Researcher Dr Mona Chung said her study cast a vastly different light on the nature of Chinese property ownership in Australia.
“This research is long overdue and timely as there is little analysis which is based on evidence to provide an objective picture Chinese investment in residential real estate,” Dr Chung said.
“This lack of evidence has allowed space and opportunity for the speculation and scapegoating that has seen the finger being pointed at Chinese investors in attempts to explain the problems of housing affordability in Australia.”
Dr Chung’s study examined the criteria and factors that migrants from China use to purchase real estate in Australia through a survey completed by 367 Chinese individuals from China, Singapore, Malaysia and Australia.
Of those surveyed, more than 60 per cent of the respondents had migrated to Australia, with another 14 per cent planning to migrate.
For those who had purchased property their choices were mostly influenced by access to public transport, house price and location.
Properties under $1million and within the $500,000—$800,000 range collectively accounted for just over 50 per cent of purchases, with 24 per cent paying in the $1-2million price range.
“These figures also align with the price expectations of potential purchasers,” Dr Chung said.
“These prices are consistent with the price ranges in Melbourne and suggest that the Chinese are indeed paying market value rather than inflated prices.”
When it came to location and types of property purchased, the respondents tended to buy in areas popular with other Chinese residents and had a preference for houses rather than apartments or units.
“This finding is inconsistent with the common view that Chinese buy most of the units/apartments built in the recent years,” Dr Chung said.
“That around 78 per cent of the respondents had either migrated, or were planning to migrate, to Australia also highlights the inaccurate assumptions that Chinese students mostly buy property while studying in Australia. This is consistent with the finding that 26-35 year olds are the largest group of respondents.
“The perception that the majority of Chinese make a once off payment when purchasing properties was also not confirmed by the study, with some 76 per cent of respondents indicating they would have a mortgage.”
Dr Chung said that the study results helped separate fact from fiction in relation to Chinese investment in Australian residential property.

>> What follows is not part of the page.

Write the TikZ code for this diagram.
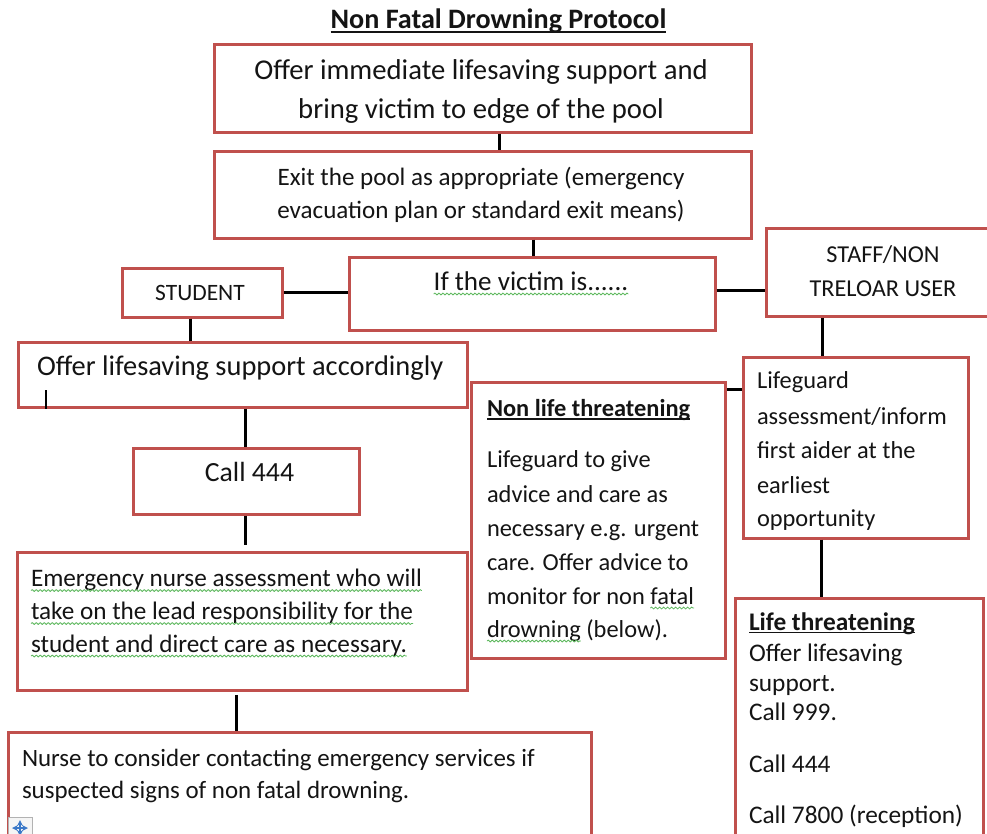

“While this study fills a gap in the evidence around Chinese housing purchases it does not answer all the questions around the multidimensional nature of Chinese investment and the real estate market,” she said.
Dr Chung will continue the next stage of the research thanks to a grant from the Australia Chinese Workers Association. Together with her team, they will further investigate from all other angles whether the Chinese have had any influence on the market price of Australian real estate sector.